29/10/12

Commission’s market test on settlement offer in the e-book sector

The European Commission is inviting comments from interested parties on the commitments offered by Apple and four publishers, aimed at settling an antitrust investigation into the sale of e-books.

Alongside Apple, the four publishers involved are: Simon & Schuster (USA), Harper Collins (USA), Hachette Livre (France) and Verslagsgruppe Georg von Holtzbrinck (Germany).

The Commission considers that these companies may have breached EU antitrust rules by jointly switching the sale of e-books from a wholesale model to an agency model which allowed the publishers to set the price, and e-book store owners (such as Apple) to receive part of the revenue. The move to this mechanism, which included the so-called Most Favoured Nation (MFN) clauses, allows more control by the publishers over the retail prices and may lead to collusion between competing publishers to raise (with the help of Apple) retail e-book prices.

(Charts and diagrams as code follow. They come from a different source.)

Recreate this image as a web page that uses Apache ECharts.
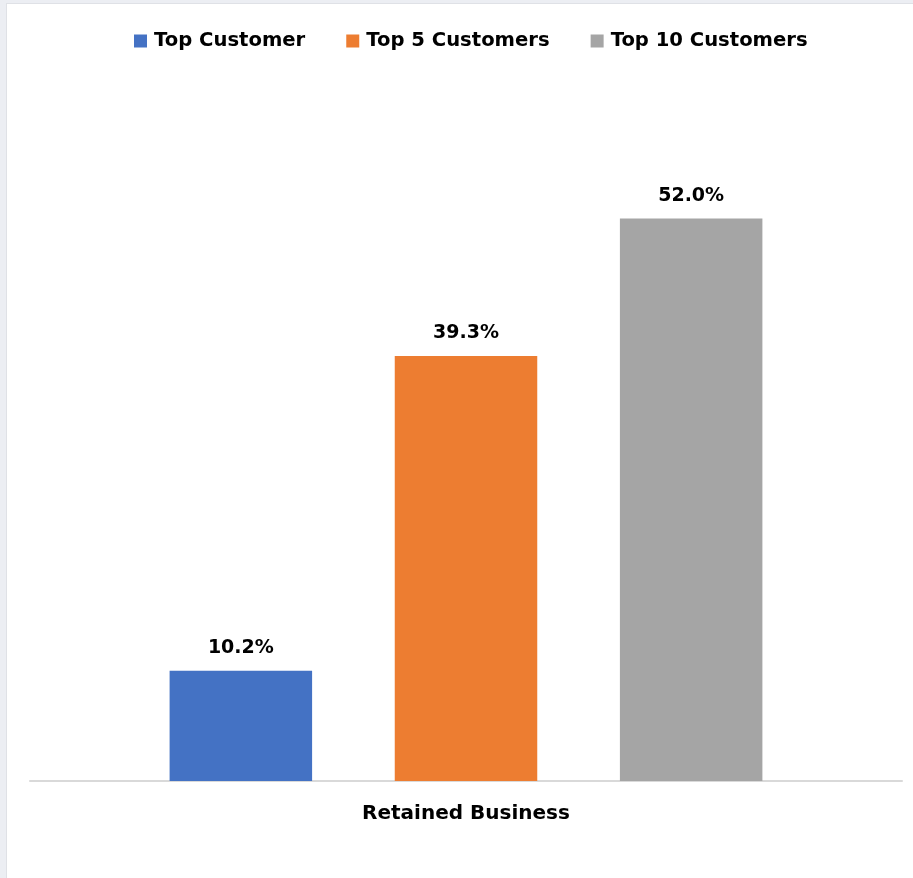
<!DOCTYPE html>
<html>
<head>
<meta charset="utf-8">
<script src="https://cdn.jsdelivr.net/npm/echarts@6/dist/echarts.min.js"></script>
<style>
  html, body { margin: 0; padding: 0; background: #eceef3; }
  #wrap { position: absolute; left: 0; top: 0; width: 913px; height: 878px; background: #eceef3; }
  #chart { position: absolute; left: 6px; top: 3px; width: 907px; height: 875px; background: #ffffff; border-left: 1px solid #dfe1e6; border-top: 1px solid #dfe1e6; }
</style>
</head>
<body>
<div id="wrap"><div id="chart"></div></div>
<script>
const categories = ['Retained Business'];
const seriesNames = ['Top Customer', 'Top 5 Customers', 'Top 10 Customers'];
const topCustomer = [10.2];
const top5Customers = [39.3];
const top10Customers = [52.0];
const colors = ['#4472c4', '#ed7d31', '#a5a5a5'];

const font = 'DejaVu Sans';
const chart = echarts.init(document.getElementById('chart'));
const values = [topCustomer, top5Customers, top10Customers];
chart.setOption({
  animation: false,
  legend: {
    top: 22,
    left: 122,
    itemWidth: 13,
    itemHeight: 13,
    itemGap: 41,
    icon: 'rect',
    textStyle: { fontFamily: font, fontWeight: 'bold', fontSize: 19.6, color: '#000', padding: [0, 0, 0, 2] },
    data: seriesNames
  },
  grid: { left: 23, right: 12, top: 128, bottom: 98 },
  xAxis: {
    type: 'category',
    data: categories,
    axisLine: { lineStyle: { color: '#d9d9d9', width: 2 } },
    axisTick: { show: false },
    axisLabel: { margin: 23, fontFamily: font, fontWeight: 'bold', fontSize: 20, color: '#000' }
  },
  yAxis: { type: 'value', min: 0, max: 60, show: false, splitLine: { show: false } },
  series: seriesNames.map((n, i) => ({
    name: n,
    type: 'bar',
    data: values[i],
    barWidth: 142.5,
    barGap: '58%',
    itemStyle: { color: colors[i] },
    label: {
      show: true,
      position: 'top',
      distance: 13,
      formatter: p => p.value.toFixed(1) + '%',
      fontFamily: font,
      fontWeight: 'bold',
      fontSize: 19,
      color: '#000'
    }
  }))
});
</script>
</body>
</html>
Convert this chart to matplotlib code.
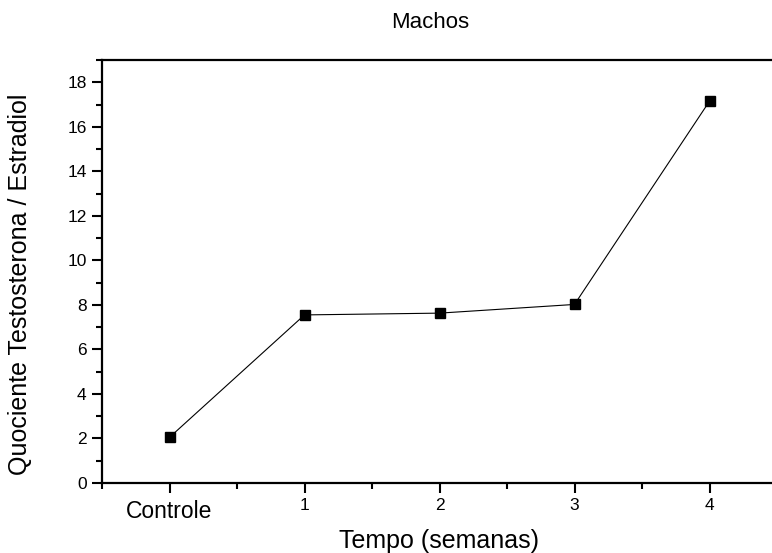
import matplotlib.pyplot as plt
from matplotlib.ticker import MultipleLocator

plt.rcParams['font.family'] = ['Liberation Sans', 'DejaVu Sans']

# dados
semanas = [0, 1, 2, 3, 4]
rotulos = ['Controle', '1', '2', '3', '4']
quociente = [2.05, 7.55, 7.63, 8.02, 17.15]

fig = plt.figure(figsize=(7.72, 5.53), dpi=100)
ax = fig.add_axes([102 / 772, 70 / 553, 675 / 772, 423 / 553])

ax.plot(semanas, quociente, color='black', linewidth=0.8,
        marker='s', markersize=7.5, markerfacecolor='black', markeredgecolor='black')

ax.set_xlim(-0.5, 4.5)
ax.set_ylim(0, 19)
ax.set_xticks(semanas)
ax.set_xticklabels(rotulos)
ax.xaxis.set_minor_locator(MultipleLocator(0.5))
ax.yaxis.set_major_locator(MultipleLocator(2))
ax.yaxis.set_minor_locator(MultipleLocator(1))

ax.tick_params(which='major', direction='out', length=7, width=1.5, labelsize=12.5, pad=4)
ax.tick_params(which='minor', direction='out', length=4, width=1.5)
ax.tick_params(top=False, right=False)
for s in ['left', 'bottom', 'top']:
    ax.spines[s].set_linewidth(1.6)
ax.spines['right'].set_visible(False)

# "Controle" fica um pouco mais baixo e maior
t0 = ax.xaxis.get_major_ticks()[0]
t0.set_pad(5)
t0.label1.set_fontsize(16.5)

fig.text(430 / 772, 1 - 23 / 553, 'Machos', ha='center', va='center', fontsize=16)
fig.text(439 / 772, 1 - 541 / 553, 'Tempo (semanas)', ha='center', va='center', fontsize=18)
fig.text(20 / 772, 1 - 284 / 553, 'Quociente Testosterona / Estradiol',
         ha='center', va='center', rotation=90, fontsize=18)

fig.savefig('out.png', dpi=100)
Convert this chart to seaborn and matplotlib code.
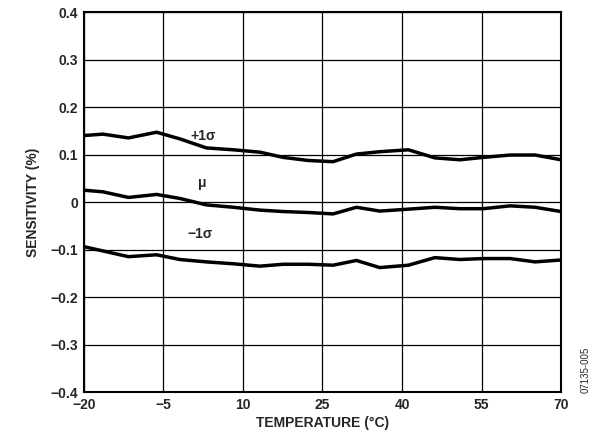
import numpy as np
import matplotlib
matplotlib.use("Agg")
import matplotlib.pyplot as plt
import seaborn as sns

temp = [-20, -16.4, -11.6, -6.3, -1.9, 3.1, 8.2, 13.2, 17.6, 22.3, 27.0,
        31.4, 35.8, 41.2, 46.2, 50.9, 55.3, 60.4, 65.1, 70]
plus_sigma = [0.140, 0.143, 0.135, 0.147, 0.133, 0.114, 0.110, 0.105, 0.094, 0.0875,
              0.085, 0.101, 0.106, 0.110, 0.093, 0.089, 0.094, 0.099, 0.099, 0.089]
mu = [0.025, 0.0215, 0.0097, 0.016, 0.0076, -0.006, -0.011, -0.017, -0.020, -0.022,
      -0.025, -0.011, -0.019, -0.015, -0.011, -0.014, -0.014, -0.008, -0.011, -0.020]
minus_sigma = [-0.094, -0.103, -0.115, -0.111, -0.121, -0.126, -0.130, -0.135, -0.131, -0.131,
               -0.133, -0.123, -0.138, -0.133, -0.117, -0.121, -0.119, -0.119, -0.126, -0.122]
xticks = [-20, -5, 10, 25, 40, 55, 70]
yticks = [-0.4, -0.3, -0.2, -0.1, 0, 0.1, 0.2, 0.3, 0.4]

sns.set_style("white")
plt.rcParams['font.family'] = ['Liberation Sans', 'DejaVu Sans']

fig = plt.figure(figsize=(5.95, 4.47), dpi=100)
ax = fig.add_axes([0.141, 0.123, 0.802, 0.850])
for s in [plus_sigma, mu, minus_sigma]:
    sns.lineplot(x=temp, y=s, ax=ax, color='black', linewidth=2.5)

ax.set_xlim(-20, 70)
ax.set_ylim(-0.4, 0.4)
ax.set_xticks(xticks)
ax.set_xticklabels(['\u221220', '\u22125', '10', '25', '40', '55', '70'])
ax.set_yticks(yticks)
ax.set_yticklabels(['\u22120.4', '\u22120.3', '\u22120.2', '\u22120.1', '0', '0.1', '0.2', '0.3', '0.4'])
ax.grid(True, color='black', linewidth=0.9)
for sp in ax.spines.values():
    sp.set_color('black')
    sp.set_linewidth(1.5)
ax.tick_params(labelsize=10, length=0, pad=4)
for t in ax.get_xticklabels() + ax.get_yticklabels():
    t.set_fontweight('bold')

ax.text(2.5, 0.14, '+1\u03c3', fontsize=10, fontweight='bold', ha='center', va='center')
ax.text(2.3, 0.04, '\u03bc', fontsize=10, fontweight='bold', ha='center', va='center')
ax.text(2.0, -0.068, '\u22121\u03c3', fontsize=10, fontweight='bold', ha='center', va='center')

ax.set_xlabel('TEMPERATURE (\u00b0C)', fontsize=10, fontweight='bold', labelpad=3)
ax.set_ylabel('SENSITIVITY (%)', fontsize=10, fontweight='bold', labelpad=8)
fig.text(0.985, 0.12, '07135-005', rotation=90, fontsize=7, ha='center', va='bottom')

fig.savefig('out.png', dpi=100)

In the proposed commitments, the companies offer to terminate the existing agency agreements and refrain from adopting price MFN clauses for five years. In case any of them might enter into a new agency agreement, retailers will be free to set the retail price of e-books for two years, provided the aggregate value of price discounts granted by retailers does not exceed the total annual amount of the commissions that the retailer receives from the publisher.

The EU’s market test will run for a month. If it shows that the commitments are a satisfactory solution to the Commission’s concerns, it may adopt a decision to make them legally binding.